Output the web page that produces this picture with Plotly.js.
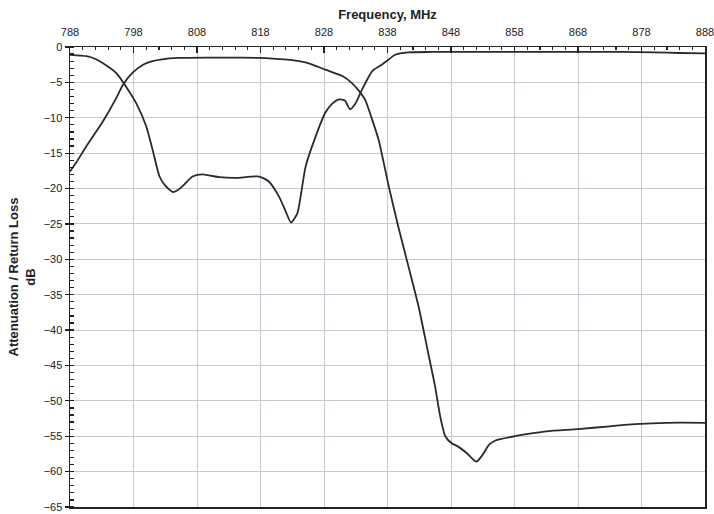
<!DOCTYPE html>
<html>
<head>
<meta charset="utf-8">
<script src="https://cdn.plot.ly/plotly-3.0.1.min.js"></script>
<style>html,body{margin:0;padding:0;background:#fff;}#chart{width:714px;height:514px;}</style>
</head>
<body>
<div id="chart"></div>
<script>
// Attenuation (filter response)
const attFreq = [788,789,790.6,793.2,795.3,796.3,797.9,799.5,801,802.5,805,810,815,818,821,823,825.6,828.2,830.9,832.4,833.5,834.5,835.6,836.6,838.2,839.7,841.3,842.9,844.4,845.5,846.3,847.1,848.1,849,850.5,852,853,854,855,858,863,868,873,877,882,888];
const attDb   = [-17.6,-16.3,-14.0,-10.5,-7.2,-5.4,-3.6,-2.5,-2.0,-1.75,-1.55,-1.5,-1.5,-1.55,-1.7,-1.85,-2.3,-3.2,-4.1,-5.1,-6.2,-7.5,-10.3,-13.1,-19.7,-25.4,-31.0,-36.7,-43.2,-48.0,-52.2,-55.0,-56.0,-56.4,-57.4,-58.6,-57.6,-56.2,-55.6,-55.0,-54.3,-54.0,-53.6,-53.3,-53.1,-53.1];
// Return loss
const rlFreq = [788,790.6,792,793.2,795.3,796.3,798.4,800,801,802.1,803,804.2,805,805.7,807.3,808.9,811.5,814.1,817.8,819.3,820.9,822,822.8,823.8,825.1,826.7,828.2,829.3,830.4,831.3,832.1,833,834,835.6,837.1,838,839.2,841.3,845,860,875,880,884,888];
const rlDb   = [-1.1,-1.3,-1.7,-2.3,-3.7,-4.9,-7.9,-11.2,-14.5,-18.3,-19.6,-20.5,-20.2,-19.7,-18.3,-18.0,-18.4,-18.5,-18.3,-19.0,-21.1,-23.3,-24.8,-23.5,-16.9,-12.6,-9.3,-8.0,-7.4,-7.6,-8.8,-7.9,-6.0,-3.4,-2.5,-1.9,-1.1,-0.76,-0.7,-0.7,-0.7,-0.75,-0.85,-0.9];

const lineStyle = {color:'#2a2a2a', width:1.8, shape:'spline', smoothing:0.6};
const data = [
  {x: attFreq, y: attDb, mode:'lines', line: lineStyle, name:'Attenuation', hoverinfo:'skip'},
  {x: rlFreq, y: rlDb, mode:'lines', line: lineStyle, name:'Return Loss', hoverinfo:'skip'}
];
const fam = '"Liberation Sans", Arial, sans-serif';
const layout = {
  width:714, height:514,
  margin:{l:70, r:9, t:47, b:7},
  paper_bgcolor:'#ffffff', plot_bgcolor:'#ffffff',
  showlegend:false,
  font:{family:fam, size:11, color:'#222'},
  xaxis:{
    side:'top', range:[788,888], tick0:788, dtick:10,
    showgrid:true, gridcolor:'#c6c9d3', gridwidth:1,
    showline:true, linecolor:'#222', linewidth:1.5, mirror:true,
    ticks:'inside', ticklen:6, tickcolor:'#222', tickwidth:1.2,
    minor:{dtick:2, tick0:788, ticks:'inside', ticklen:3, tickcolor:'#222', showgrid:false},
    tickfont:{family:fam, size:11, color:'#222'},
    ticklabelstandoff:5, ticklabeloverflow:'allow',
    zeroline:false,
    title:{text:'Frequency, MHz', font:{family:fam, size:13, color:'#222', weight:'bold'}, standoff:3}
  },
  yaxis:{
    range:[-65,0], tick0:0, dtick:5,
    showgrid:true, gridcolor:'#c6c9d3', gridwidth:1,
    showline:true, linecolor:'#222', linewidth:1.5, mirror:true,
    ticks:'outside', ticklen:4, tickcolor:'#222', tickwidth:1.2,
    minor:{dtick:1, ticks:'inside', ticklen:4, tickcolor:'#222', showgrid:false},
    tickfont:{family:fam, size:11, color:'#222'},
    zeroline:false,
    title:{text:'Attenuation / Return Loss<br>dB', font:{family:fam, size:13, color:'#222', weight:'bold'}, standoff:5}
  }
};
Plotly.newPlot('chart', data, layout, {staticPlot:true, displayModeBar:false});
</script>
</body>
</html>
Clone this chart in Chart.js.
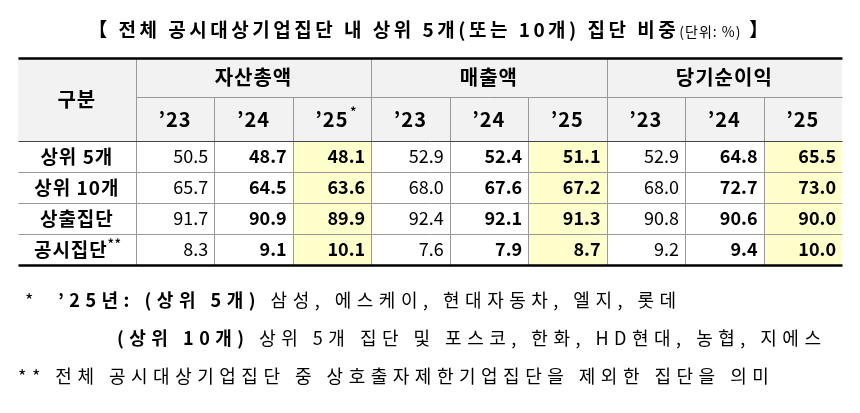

## JOB
Count the lines of the listing above that include the word "chart" and state the total with nothing else.

## ANSWER TO THE EXERCISE
4